What is needed:
Please print exactly the lines below, from the start of the material up to and including the line with "from matplotlib.colors import", but none of the pictures.

Figure scripts
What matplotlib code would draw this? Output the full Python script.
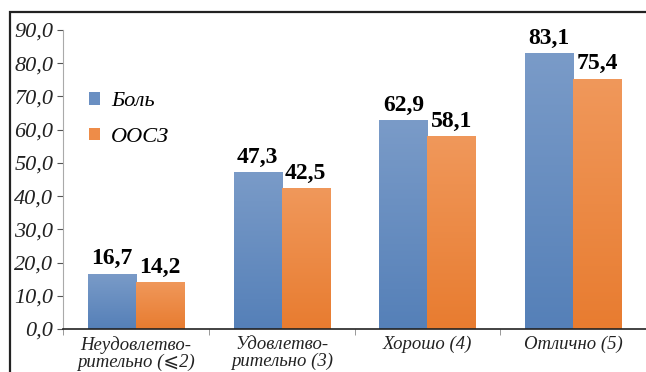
import matplotlib.pyplot as plt
import matplotlib.patches as patches
import numpy as np
from matplotlib.colors import LinearSegmentedColormap

categories = ["Неудовлетво-\nрительно (\u2a7d2)", "Удовлетво-\nрительно (3)", "Хорошо (4)", "Отлично (5)"]
pain = [16.7, 47.3, 62.9, 83.1]
oosz = [14.2, 42.5, 58.1, 75.4]
series_names = ["Боль", "ООСЗ"]
yticks = [0, 10, 20, 30, 40, 50, 60, 70, 80, 90]

serif = ["Liberation Serif", "DejaVu Serif", "DejaVu Sans", "Noto Sans"]

fig = plt.figure(figsize=(6.46, 3.72), dpi=100)
W, H = 646, 372
ax = fig.add_axes([63 / W, 1 - 329 / H, (646 - 63) / W, (329 - 30) / H])

# outer frame (runs past right and bottom edges)
fig.patches.append(patches.Rectangle((10 / W, -0.1), 1.2, 1 - 12 / H + 0.1,
                                     transform=fig.transFigure, fill=False,
                                     edgecolor="#222222", linewidth=1.6))

blue_cmap = LinearSegmentedColormap.from_list("b", ["#5580B8", "#7A9BC8"])
orange_cmap = LinearSegmentedColormap.from_list("o", ["#E87C30", "#F0985B"])

x = np.arange(len(categories))
bw = 0.33


def grad_bar(xc, h, cmap):
    rect = patches.Rectangle((xc - bw / 2, 0), bw, h, facecolor="none", edgecolor="none")
    ax.add_patch(rect)
    grad = np.linspace(0, 1, 100).reshape(-1, 1)
    im = ax.imshow(grad, cmap=cmap, origin="lower", aspect="auto",
                   extent=(xc - bw / 2, xc + bw / 2, 0, h), zorder=2)
    im.set_clip_path(rect)


for i in range(len(categories)):
    grad_bar(x[i] - bw / 2, pain[i], blue_cmap)
    grad_bar(x[i] + bw / 2, oosz[i], orange_cmap)
    ax.text(x[i] - bw / 2, pain[i] + 1.3, f"{pain[i]:.1f}".replace(".", ","),
            ha="center", va="bottom", fontsize=17, fontweight="bold", family=serif)
    ax.text(x[i] + bw / 2, oosz[i] + 1.3, f"{oosz[i]:.1f}".replace(".", ","),
            ha="center", va="bottom", fontsize=17, fontweight="bold", family=serif)

ax.set_xlim(-0.5, len(categories) - 0.5)
ax.set_ylim(0, 90)
ax.set_yticks(yticks)
ax.set_yticklabels([f"{v:.1f}".replace(".", ",") for v in yticks],
                   fontsize=16, style="italic", family=serif, color="#222222")
ax.set_xticks(x)
ax.set_xticklabels(categories, fontsize=13.5, style="italic", family=serif,
                   color="#222222", linespacing=1.0)
ax.set_xticks(np.arange(len(categories) + 1) - 0.5, minor=True)
ax.tick_params(axis="x", which="major", length=0, pad=5)
ax.tick_params(axis="x", which="minor", length=4, color="#888888")
ax.tick_params(axis="y", length=4, color="#555555", pad=3)

for s in ["top", "right"]:
    ax.spines[s].set_visible(False)
ax.spines["left"].set_color("#AAAAAA")
ax.spines["bottom"].set_color("#222222")
ax.spines["bottom"].set_linewidth(1.2)

handles = [patches.Patch(facecolor="#6A8FC2"), patches.Patch(facecolor="#EE8C48")]
ax.legend(handles, series_names, loc="upper left", bbox_to_anchor=(0.01, 0.86),
          frameon=False, handlelength=0.5, handleheight=0.5, handletextpad=0.5,
          labelspacing=0.75, prop={"family": serif, "style": "italic", "size": 16})

fig.savefig("out.png", dpi=100)
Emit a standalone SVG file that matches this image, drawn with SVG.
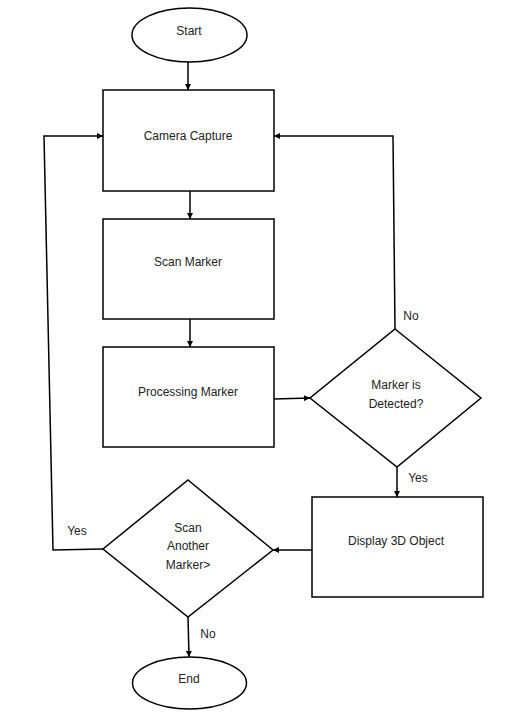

Written solution:
What matplotlib code would draw this? Output the full Python script.
import matplotlib.pyplot as plt
import matplotlib.patches as patches
import numpy as np
from matplotlib.colors import LinearSegmentedColormap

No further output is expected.